>> start INFORMATION SHOWN

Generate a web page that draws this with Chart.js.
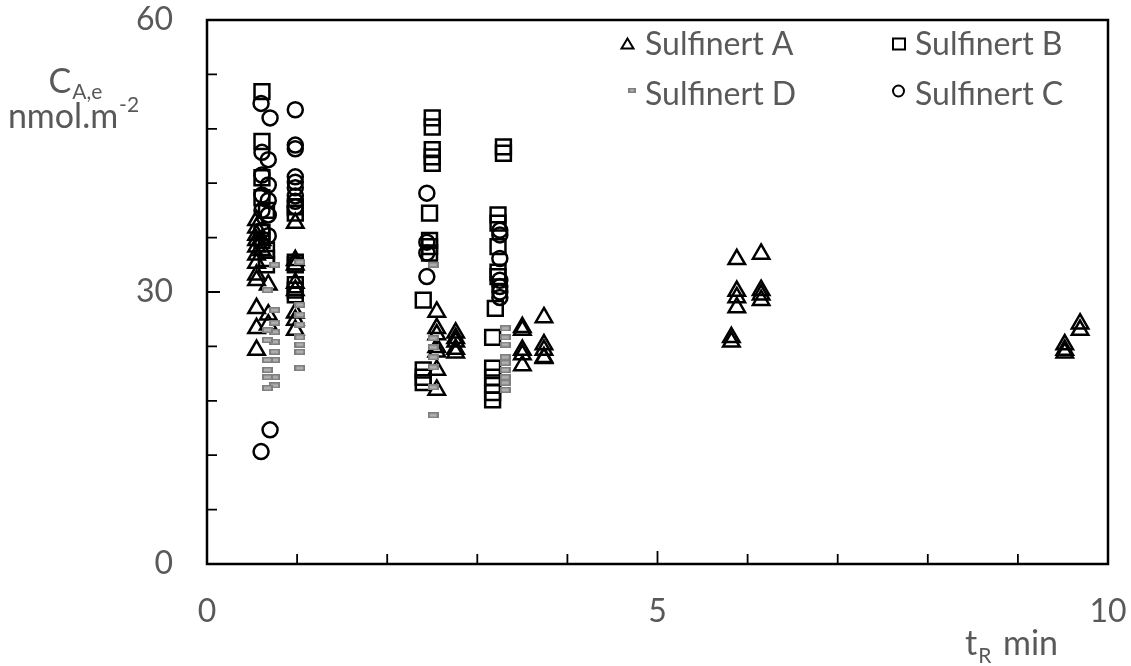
<!DOCTYPE html>
<html>
<head>
<meta charset="utf-8">
<title>Sulfinert C_A,e vs t_R</title>
<script src="https://cdn.jsdelivr.net/npm/chart.js@4.4.1/dist/chart.umd.min.js"></script>
<style>
  html, body { margin: 0; padding: 0; background: #fff; }
  #wrap { width: 1131px; height: 666px; position: relative; }
</style>
</head>
<body>
<div id="wrap"><canvas id="chart"></canvas></div>
<script>
// 保持時間 t_R (min) と C_A,e (nmol.m-2) — 図から読み取った値
const sulfinertA_t = [0.55, 0.55, 0.55, 0.55, 0.55, 0.55, 0.55, 0.55, 0.55, 0.55, 0.55, 0.55,
  0.61, 0.61, 0.68, 0.68, 0.68,
  0.98, 0.98, 0.98, 0.98, 0.98, 0.98, 0.98, 0.98,
  2.55, 2.55, 2.55, 2.55, 2.55, 2.55, 2.55,
  2.76, 2.76, 2.76, 2.76, 2.76,
  3.50, 3.50, 3.50, 3.50, 3.50,
  3.74, 3.74, 3.74, 3.74, 3.74,
  5.82, 5.82, 5.88, 5.88, 5.88, 5.88,
  6.15, 6.15, 6.15, 6.15,
  9.52, 9.52, 9.52, 9.69, 9.69];
const sulfinertA_c = [37.9, 37.1, 36.3, 35.7, 35.0, 34.1, 33.2, 31.9, 31.3, 28.2, 26.0, 23.6,
  35.7, 34.6, 30.8, 27.5, 26.4,
  37.6, 33.5, 33.0, 31.0, 30.2, 27.7, 26.9, 25.8,
  27.8, 26.0, 25.3, 23.9, 23.4, 21.4, 19.2,
  25.5, 24.9, 24.5, 23.7, 23.3,
  26.1, 25.8, 23.6, 23.1, 21.9,
  27.2, 24.2, 23.6, 22.8, 22.7,
  25.0, 24.5, 33.6, 30.1, 29.4, 28.3,
  34.2, 30.2, 29.7, 29.1,
  24.2, 23.6, 23.3, 26.5, 25.8];

const sulfinertB_t = [0.61, 0.61, 0.61, 0.61, 0.61, 0.61,
  0.66, 0.66, 0.66, 0.66,
  0.98, 0.98, 0.98, 0.98, 0.98, 0.98, 0.98,
  2.50, 2.50, 2.50, 2.50, 2.50,
  2.47, 2.47, 2.47, 2.47,
  2.40, 2.40, 2.40, 2.40,
  3.29, 3.29,
  3.23, 3.23, 3.23, 3.23, 3.23,
  3.20,
  3.17, 3.17, 3.17, 3.17, 3.17, 3.17];
const sulfinertB_c = [52.1, 46.6, 42.6, 40.4, 36.6, 35.7,
  39.0, 34.6, 33.7, 33.0,
  39.4, 38.7, 33.3, 33.0, 30.8, 30.2, 29.7,
  49.2, 48.2, 45.7, 44.9, 44.2,
  38.7, 35.7, 35.0, 34.3,
  29.1, 21.4, 20.6, 20.0,
  46.0, 45.3,
  38.5, 37.6, 35.0, 32.2, 31.7,
  28.2,
  25.0, 21.6, 20.6, 19.7, 18.9, 18.1];

const sulfinertC_t = [0.60, 0.60, 0.70, 0.70,
  0.61, 0.61, 0.61, 0.61, 0.61,
  0.68, 0.68, 0.68, 0.68, 0.68,
  0.98, 0.98, 0.98, 0.98, 0.98, 0.98, 0.98, 0.98, 0.98,
  2.44, 2.44, 2.44, 2.44,
  3.25, 3.25, 3.25, 3.25, 3.25, 3.25, 3.25];
const sulfinertC_c = [50.8, 12.4, 49.2, 14.8,
  45.4, 42.9, 40.7, 39.0, 36.8,
  44.6, 41.8, 40.1, 38.5, 36.2,
  50.1, 46.2, 45.8, 42.7, 42.1, 41.5, 40.6, 40.0, 39.4,
  40.9, 35.5, 34.3, 31.7,
  36.8, 36.3, 33.7, 31.3, 30.6, 30.0, 29.4];

const sulfinertD_t = [0.75, 0.75, 0.75, 0.75, 0.75, 0.75, 0.75, 0.75, 0.75,
  0.67, 0.67, 0.67, 0.67, 0.67, 0.67, 0.67,
  1.03, 1.03, 1.03, 1.03, 1.03, 1.03, 1.03, 1.03,
  2.51, 2.51, 2.51, 2.51, 2.51, 2.51, 2.51,
  3.31, 3.31, 3.31, 3.31, 3.31, 3.31, 3.31, 3.31, 3.31];
const sulfinertD_c = [33.0, 28.0, 26.6, 25.6, 24.5, 23.4, 22.5, 20.6, 19.7,
  30.2, 25.8, 24.7, 22.5, 21.4, 20.6, 19.4,
  33.3, 28.6, 27.5, 26.4, 25.0, 24.2, 23.4, 21.6,
  33.0, 24.9, 23.9, 22.8, 21.7, 19.5, 16.4,
  26.0, 25.0, 24.2, 22.8, 22.2, 21.4, 20.6, 20.0, 19.2];

// 軸の目盛り（ラベルは主目盛りだけ）
const xMajorTicks = [0, 5, 10];
const yMajorTicks = [0, 30, 60];

const TEXT_COLOR = "#595959";
const FONT = "Lato, 'Liberation Sans', sans-serif";

function toPoints(ts, cs) {
  return ts.map((t, i) => ({ x: t, y: cs[i] }));
}

// Sulfinert D の灰色の短い棒マーカー
function makeDashMarker(w, h) {
  const c = document.createElement("canvas");
  c.width = w;
  c.height = h;
  const g = c.getContext("2d");
  g.fillStyle = "#7f7f7f";
  g.fillRect(0, 0, w, h);
  g.fillStyle = "#b0b0b0";
  g.fillRect(2, 1.5, w - 4, h - 3);
  return c;
}

/**
 * 枠・内向きの目盛り・凡例・軸タイトルを描くプラグイン
 */
const decorPlugin = {
  id: "decor",
  afterDraw(chart) {
    const ctx = chart.ctx;
    const area = chart.chartArea;
    const xs = chart.scales.x;
    const ys = chart.scales.y;
    ctx.save();

    // 枠
    ctx.strokeStyle = "#000";
    ctx.lineWidth = 2.5;
    ctx.strokeRect(area.left, area.top, area.right - area.left, area.bottom - area.top);

    // 内向き目盛り
    ctx.lineWidth = 1.8;
    ctx.beginPath();
    for (let v = 0; v <= 10; v += 1) {
      const px = xs.getPixelForValue(v);
      const len = xMajorTicks.includes(v) ? 13 : 10;
      ctx.moveTo(px, area.bottom);
      ctx.lineTo(px, area.bottom - len);
    }
    for (let v = 0; v <= 60; v += 6) {
      const py = ys.getPixelForValue(v);
      const len = yMajorTicks.includes(v) ? 13 : 10;
      ctx.moveTo(area.left, py);
      ctx.lineTo(area.left + len, py);
    }
    ctx.stroke();

    // 凡例
    ctx.fillStyle = TEXT_COLOR;
    ctx.font = "32px " + FONT;
    ctx.textBaseline = "alphabetic";
    ctx.textAlign = "left";
    ctx.fillText("Sulfinert A", 645, 55);
    ctx.fillText("Sulfinert B", 915, 55);
    ctx.fillText("Sulfinert D", 645, 105);
    ctx.fillText("Sulfinert C", 915, 105);

    ctx.strokeStyle = "#000";
    ctx.lineWidth = 2;
    ctx.beginPath();
    ctx.moveTo(627.5, 38.5);
    ctx.lineTo(633.5, 48.5);
    ctx.lineTo(621.5, 48.5);
    ctx.closePath();
    ctx.stroke();
    ctx.strokeRect(893, 38.5, 12, 11);
    ctx.beginPath();
    ctx.arc(898.5, 91, 5.5, 0, Math.PI * 2);
    ctx.stroke();
    ctx.drawImage(makeDashMarker(8, 5), 628, 88);

    // Y 軸タイトル C_A,e / nmol.m-2
    ctx.fillStyle = TEXT_COLOR;
    ctx.font = "34px " + FONT;
    const cW = ctx.measureText("C").width;
    ctx.font = "21px " + FONT;
    const subW = ctx.measureText("A,e").width;
    let x0 = 75 - (cW + subW) / 2;
    ctx.font = "34px " + FONT;
    ctx.fillText("C", x0, 93);
    ctx.font = "21px " + FONT;
    ctx.fillText("A,e", x0 + cW + 1, 99);

    ctx.font = "34px " + FONT;
    const nW = ctx.measureText("nmol.m").width;
    ctx.font = "21px " + FONT;
    const supW = ctx.measureText("-2").width;
    x0 = 73 - (nW + supW) / 2;
    ctx.font = "34px " + FONT;
    ctx.fillText("nmol.m", x0, 128);
    ctx.font = "21px " + FONT;
    ctx.fillText("-2", x0 + nW + 1, 112);

    // X 軸タイトル t_R min
    ctx.font = "34px " + FONT;
    ctx.fillText("t", 965, 655);
    const tW = ctx.measureText("t").width;
    ctx.font = "21px " + FONT;
    ctx.fillText("R", 965 + tW + 1, 663);
    ctx.font = "34px " + FONT;
    ctx.fillText("min", 1003, 655);

    ctx.restore();
  },
};

const markerCommon = {
  backgroundColor: "rgba(0,0,0,0)",
  borderColor: "#000",
  borderWidth: 2.5,
};

new Chart(document.getElementById("chart"), {
  type: "scatter",
  data: {
    datasets: [
      {
        label: "Sulfinert D",
        data: toPoints(sulfinertD_t, sulfinertD_c),
        pointStyle: makeDashMarker(11, 6),
        pointRadius: 5,
      },
      {
        label: "Sulfinert A",
        data: toPoints(sulfinertA_t, sulfinertA_c),
        pointStyle: "triangle",
        pointRadius: 9.5,
        ...markerCommon,
      },
      {
        label: "Sulfinert B",
        data: toPoints(sulfinertB_t, sulfinertB_c),
        pointStyle: "rect",
        pointRadius: 10.5,
        ...markerCommon,
      },
      {
        label: "Sulfinert C",
        data: toPoints(sulfinertC_t, sulfinertC_c),
        pointStyle: "circle",
        pointRadius: 7.5,
        ...markerCommon,
      },
    ],
  },
  options: {
    responsive: true,
    maintainAspectRatio: false,
    animation: false,
    layout: { padding: { top: 20, right: 23, bottom: 0, left: 0 } },
    plugins: {
      legend: { display: false },
      tooltip: { enabled: false },
    },
    scales: {
      x: {
        type: "linear",
        min: 0,
        max: 10,
        grid: { display: false, drawTicks: false },
        border: { display: false },
        ticks: {
          stepSize: 1,
          autoSkip: false,
          maxRotation: 0,
          padding: 28,
          color: TEXT_COLOR,
          font: { family: FONT, size: 32 },
          callback: (v) => (xMajorTicks.includes(v) ? String(v) : ""),
        },
        afterFit: (scale) => {
          scale.height = 102;
          scale.paddingLeft = 0;
          scale.paddingRight = 0;
        },
      },
      y: {
        type: "linear",
        min: 0,
        max: 60,
        grid: { display: false, drawTicks: false },
        border: { display: false },
        ticks: {
          stepSize: 6,
          autoSkip: false,
          padding: 34,
          color: TEXT_COLOR,
          font: { family: FONT, size: 32 },
          callback: (v) => (yMajorTicks.includes(v) ? String(v) : ""),
        },
        afterFit: (scale) => {
          scale.width = 207;
          scale.paddingTop = 0;
          scale.paddingBottom = 0;
        },
      },
    },
  },
  plugins: [decorPlugin],
});
</script>
</body>
</html>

>> end INFORMATION SHOWN

• [PROBLEM STATEMENT]: Would you reproduce the lines above, from the very first through the line containing "24.2, 23.6, 23.3, 26.5, 25.8];", exactly and without the pictures?

• [RESULT OF THE TASK]:
Generate a web page that draws this with Chart.js.
<!DOCTYPE html>
<html>
<head>
<meta charset="utf-8">
<title>Sulfinert C_A,e vs t_R</title>
<script src="https://cdn.jsdelivr.net/npm/chart.js@4.4.1/dist/chart.umd.min.js"></script>
<style>
  html, body { margin: 0; padding: 0; background: #fff; }
  #wrap { width: 1131px; height: 666px; position: relative; }
</style>
</head>
<body>
<div id="wrap"><canvas id="chart"></canvas></div>
<script>
// 保持時間 t_R (min) と C_A,e (nmol.m-2) — 図から読み取った値
const sulfinertA_t = [0.55, 0.55, 0.55, 0.55, 0.55, 0.55, 0.55, 0.55, 0.55, 0.55, 0.55, 0.55,
  0.61, 0.61, 0.68, 0.68, 0.68,
  0.98, 0.98, 0.98, 0.98, 0.98, 0.98, 0.98, 0.98,
  2.55, 2.55, 2.55, 2.55, 2.55, 2.55, 2.55,
  2.76, 2.76, 2.76, 2.76, 2.76,
  3.50, 3.50, 3.50, 3.50, 3.50,
  3.74, 3.74, 3.74, 3.74, 3.74,
  5.82, 5.82, 5.88, 5.88, 5.88, 5.88,
  6.15, 6.15, 6.15, 6.15,
  9.52, 9.52, 9.52, 9.69, 9.69];
const sulfinertA_c = [37.9, 37.1, 36.3, 35.7, 35.0, 34.1, 33.2, 31.9, 31.3, 28.2, 26.0, 23.6,
  35.7, 34.6, 30.8, 27.5, 26.4,
  37.6, 33.5, 33.0, 31.0, 30.2, 27.7, 26.9, 25.8,
  27.8, 26.0, 25.3, 23.9, 23.4, 21.4, 19.2,
  25.5, 24.9, 24.5, 23.7, 23.3,
  26.1, 25.8, 23.6, 23.1, 21.9,
  27.2, 24.2, 23.6, 22.8, 22.7,
  25.0, 24.5, 33.6, 30.1, 29.4, 28.3,
  34.2, 30.2, 29.7, 29.1,
  24.2, 23.6, 23.3, 26.5, 25.8];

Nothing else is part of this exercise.